Start at the line holding "Write a Python", stop at the line holding "16, 18, 20]", and repeat those lines exactly, both ends included; skip the pictures.

_Available data_
..............................
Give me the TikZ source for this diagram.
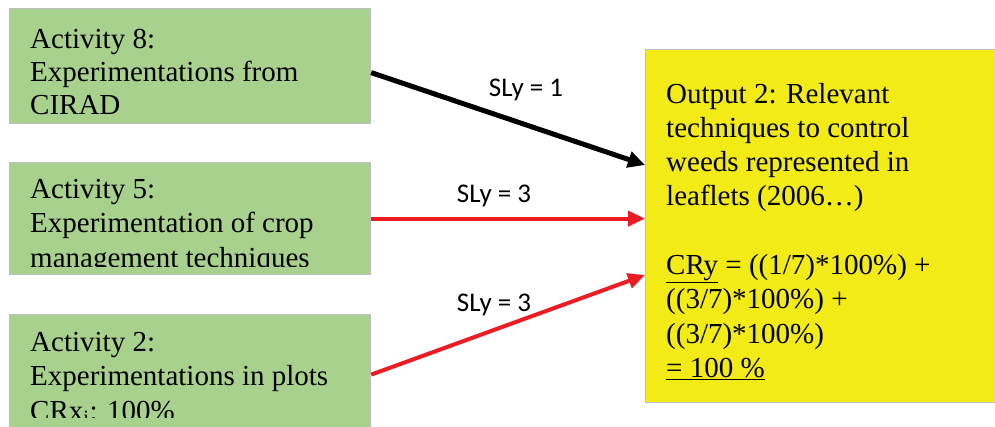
..............................
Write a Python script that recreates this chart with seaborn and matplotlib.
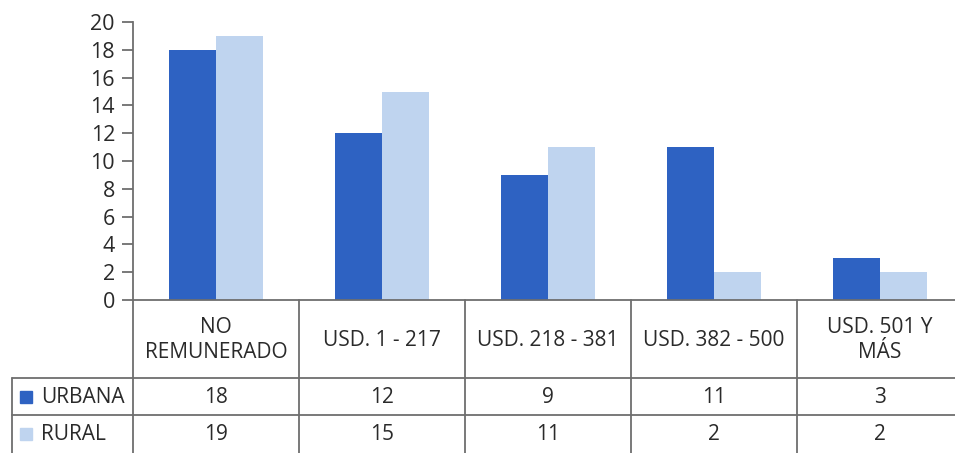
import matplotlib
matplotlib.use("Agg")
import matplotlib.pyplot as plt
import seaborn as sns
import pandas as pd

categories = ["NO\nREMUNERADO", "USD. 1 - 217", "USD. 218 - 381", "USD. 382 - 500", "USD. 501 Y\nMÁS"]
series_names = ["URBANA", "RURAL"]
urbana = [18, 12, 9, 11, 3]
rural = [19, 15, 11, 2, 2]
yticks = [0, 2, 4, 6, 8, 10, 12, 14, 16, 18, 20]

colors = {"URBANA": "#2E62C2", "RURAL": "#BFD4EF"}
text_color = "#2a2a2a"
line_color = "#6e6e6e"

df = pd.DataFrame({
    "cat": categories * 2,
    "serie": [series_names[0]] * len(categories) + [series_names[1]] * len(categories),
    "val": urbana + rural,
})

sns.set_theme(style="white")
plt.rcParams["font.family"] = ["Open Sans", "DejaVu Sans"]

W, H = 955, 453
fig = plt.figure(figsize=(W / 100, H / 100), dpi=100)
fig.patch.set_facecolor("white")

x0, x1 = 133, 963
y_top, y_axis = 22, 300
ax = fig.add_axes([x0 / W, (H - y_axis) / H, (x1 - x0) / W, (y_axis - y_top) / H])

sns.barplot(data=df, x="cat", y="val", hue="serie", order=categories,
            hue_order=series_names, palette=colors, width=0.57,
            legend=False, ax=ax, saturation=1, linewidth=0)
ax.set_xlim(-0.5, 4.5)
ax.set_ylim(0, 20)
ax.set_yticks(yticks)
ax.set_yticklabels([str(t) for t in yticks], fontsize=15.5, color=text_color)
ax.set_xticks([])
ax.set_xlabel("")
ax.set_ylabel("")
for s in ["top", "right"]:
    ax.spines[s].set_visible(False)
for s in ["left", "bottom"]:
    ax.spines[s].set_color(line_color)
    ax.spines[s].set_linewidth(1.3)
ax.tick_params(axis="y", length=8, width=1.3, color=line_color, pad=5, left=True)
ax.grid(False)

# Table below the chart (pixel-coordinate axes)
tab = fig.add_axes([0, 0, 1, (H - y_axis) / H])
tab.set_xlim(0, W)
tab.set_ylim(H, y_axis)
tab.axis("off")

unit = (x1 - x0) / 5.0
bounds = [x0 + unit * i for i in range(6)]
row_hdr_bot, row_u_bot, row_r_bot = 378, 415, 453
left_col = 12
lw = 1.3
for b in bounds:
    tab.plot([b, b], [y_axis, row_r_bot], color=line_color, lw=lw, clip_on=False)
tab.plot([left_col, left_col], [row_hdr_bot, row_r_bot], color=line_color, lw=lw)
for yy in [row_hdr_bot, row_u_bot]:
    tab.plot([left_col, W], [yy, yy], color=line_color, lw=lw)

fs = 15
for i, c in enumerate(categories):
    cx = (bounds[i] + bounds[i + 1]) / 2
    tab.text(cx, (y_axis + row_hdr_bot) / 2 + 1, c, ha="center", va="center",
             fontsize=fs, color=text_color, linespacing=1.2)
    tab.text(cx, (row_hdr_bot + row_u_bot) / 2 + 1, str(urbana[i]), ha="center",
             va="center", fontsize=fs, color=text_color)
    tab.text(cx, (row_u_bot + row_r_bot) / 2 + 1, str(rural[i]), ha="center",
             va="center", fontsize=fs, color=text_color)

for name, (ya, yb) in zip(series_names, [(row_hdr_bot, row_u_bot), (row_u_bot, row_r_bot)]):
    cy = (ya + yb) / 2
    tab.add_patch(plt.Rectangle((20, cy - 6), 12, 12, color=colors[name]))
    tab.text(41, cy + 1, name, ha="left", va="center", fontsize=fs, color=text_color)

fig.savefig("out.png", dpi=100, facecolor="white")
..............................
_Reply to the exercise_
Write a Python script that recreates this chart with seaborn and matplotlib.
import matplotlib
matplotlib.use("Agg")
import matplotlib.pyplot as plt
import seaborn as sns
import pandas as pd

categories = ["NO\nREMUNERADO", "USD. 1 - 217", "USD. 218 - 381", "USD. 382 - 500", "USD. 501 Y\nMÁS"]
series_names = ["URBANA", "RURAL"]
urbana = [18, 12, 9, 11, 3]
rural = [19, 15, 11, 2, 2]
yticks = [0, 2, 4, 6, 8, 10, 12, 14, 16, 18, 20]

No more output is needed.